The contrast cuts sharply: Hagar represents the Sinai covenant, earthbound Jerusalem, a mother "gendering to bondage" through reliance upon human works. She and Ishmael mocked Isaac precisely because his existence challenged nature's dominion. This animosity echoes perpetually. Skepticism and anti-supernaturalism pride themselves as liberators—"freethought" unshackled from tradition and priestcraft—yet Paul identifies them with Ishmael's spirit: hostility toward Elohim's intervention.
Skepticism claims freedom while peddling slavery. The unbeliever rejecting supernatural grace rejects pardon, Christ, the Holy Spirit itself. Nature offers no redemption: it crushes the penitent backward-gazer; it offers only tentative, vacillating hope to the forward-looker. The natural man attempting self-sanctification becomes the wretched figure crying "O Baal, hear us"—Yahweh's mockery of idolatry.

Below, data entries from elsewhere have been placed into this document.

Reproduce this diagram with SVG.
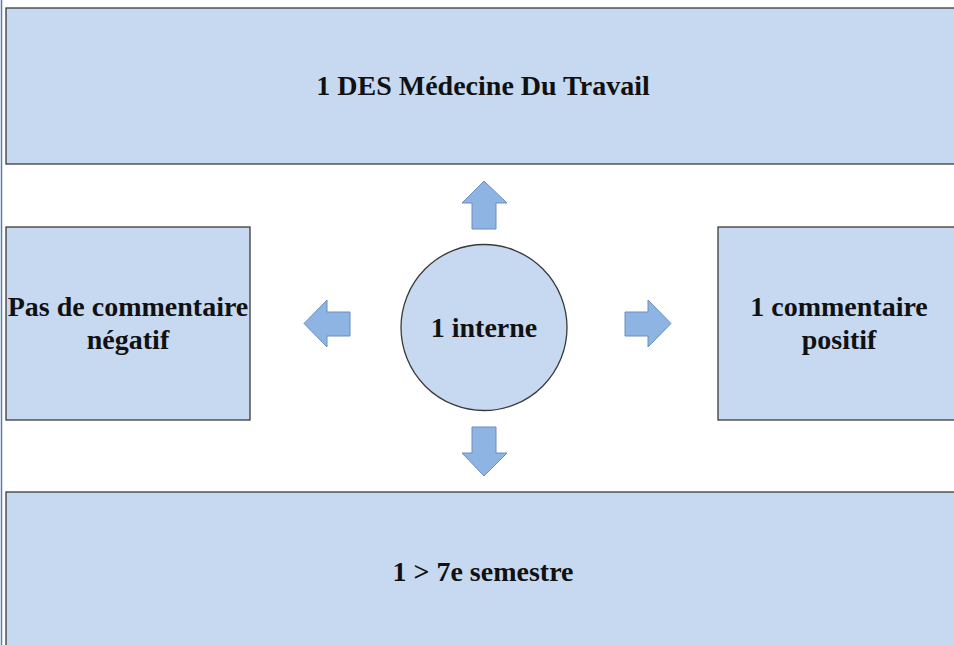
<svg xmlns="http://www.w3.org/2000/svg" width="954" height="645" viewBox="0 0 954 645">
<style>
.box{fill:#C6D9F1;stroke:#3a3a3a;stroke-width:1.3}
.arr{fill:#8EB4E3;stroke:#6A8EBF;stroke-width:1}
.t{font-family:"Liberation Serif",serif;font-weight:bold;font-size:28px;fill:#111;text-anchor:middle}
</style>
<rect width="954" height="645" fill="#fff"/>
<line x1="1.5" y1="0" x2="1.5" y2="645" stroke="#4F7DB5" stroke-width="1.5"/>
<g id="top"><rect class="box" x="6" y="8" width="960" height="156"/><text class="t" x="483" y="95">1 DES Médecine Du Travail</text></g>
<g id="left"><rect class="box" x="6" y="227" width="244" height="193"/><text class="t" x="128" y="316">Pas de commentaire</text><text class="t" x="128" y="349">négatif</text></g>
<g id="right"><rect class="box" x="718" y="227" width="250" height="193"/><text class="t" x="839" y="316">1 commentaire</text><text class="t" x="839" y="349">positif</text></g>
<g id="bottom"><rect class="box" x="6" y="492" width="960" height="170"/><text class="t" x="483" y="581">1 &gt; 7e semestre</text></g>
<g id="center"><circle class="box" cx="484" cy="327.5" r="83"/><text class="t" x="484" y="337">1 interne</text></g>
<g id="connectors">
<polygon class="arr" points="484,181 507,203 496,203 496,229 472,229 472,203 462,203"/>
<polygon class="arr" points="484,476 507,453 496,453 496,427 472,427 472,453 462,453"/>
<polygon class="arr" points="304,323.5 327,300 327,312 350,312 350,336 327,336 327,347"/>
<polygon class="arr" points="671,323.5 648,300 648,312 625,312 625,336 648,336 648,347"/>
</g>
</svg>
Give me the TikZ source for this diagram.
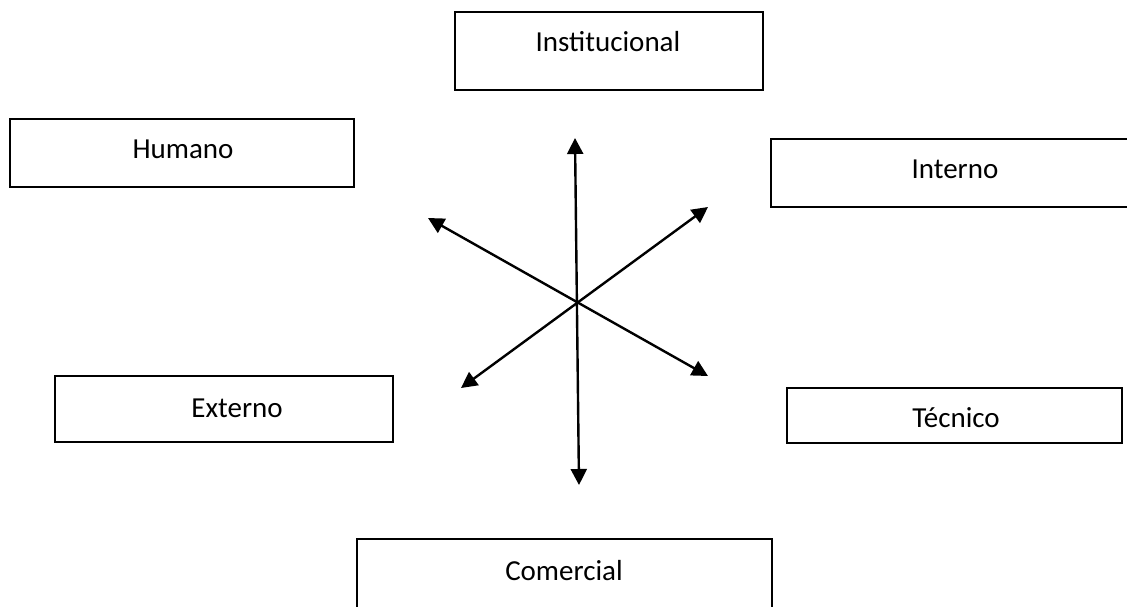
\documentclass[tikz,border=0pt]{standalone}
\usepackage{fontspec}
\setmainfont{Carlito}
\usetikzlibrary{arrows.meta}
\begin{document}
\begin{tikzpicture}[x=1pt,y=-1pt,
  box/.style={draw=black, line width=1.6pt, fill=white, inner sep=0pt},
  lbl/.style={anchor=base, inner sep=0pt, font=\fontsize{29}{34}\selectfont},
  link/.style={line width=2.4pt, {Triangle[length=16pt,width=16pt]}-{Triangle[length=16pt,width=16pt]}}]
  \clip (0,0) rectangle (1127,606);
  \path[use as bounding box] (0,0) rectangle (1127,606);

  % framed boxes
  \node[box, minimum width=308pt, minimum height=78pt] (inst) at (609,51) {};
  \node[box, minimum width=344pt, minimum height=68pt] (hum) at (182,153) {};
  \node[box, minimum width=368pt, minimum height=68pt] (int) at (955,173) {};
  \node[box, minimum width=338pt, minimum height=66pt] (ext) at (224,409) {};
  \node[box, minimum width=335pt, minimum height=55pt] (tec) at (954.5,415.5) {};
  \node[box, minimum width=415pt, minimum height=78pt] (com) at (564.5,578) {};

  % box captions
  \node[lbl] (instT) at (608,51) {Institucional};
  \node[lbl] (humT) at (183,158) {Humano};
  \node[lbl] (intT) at (955,178) {Interno};
  \node[lbl] (extT) at (237,417) {Externo};
  \node[lbl] (tecT) at (956,427) {Técnico};
  \node[lbl] (comT) at (564,580) {Comercial};

  % ends of the three crossing double arrows
  \coordinate (up) at (575,138);
  \coordinate (down) at (579,485);
  \coordinate (ul) at (428,218);
  \coordinate (lr) at (708,376);
  \coordinate (ur) at (708,207);
  \coordinate (ll) at (461,388);

  \draw[link] (up) -- (down);
  \draw[link] (ul) -- (lr);
  \draw[link] (ur) -- (ll);
\end{tikzpicture}
\end{document}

True freedom demands the Covenant from above. We are children "not of the flesh but of the Spirit," born not through blood nor human will but through supernatural grace. The Church of Christ stands as humanity's sole home of authentic liberty—a voluntary association prepared by forgiveness through Christ and sanctification through the Holy Spirit. Nature must be ejected; grace must reign.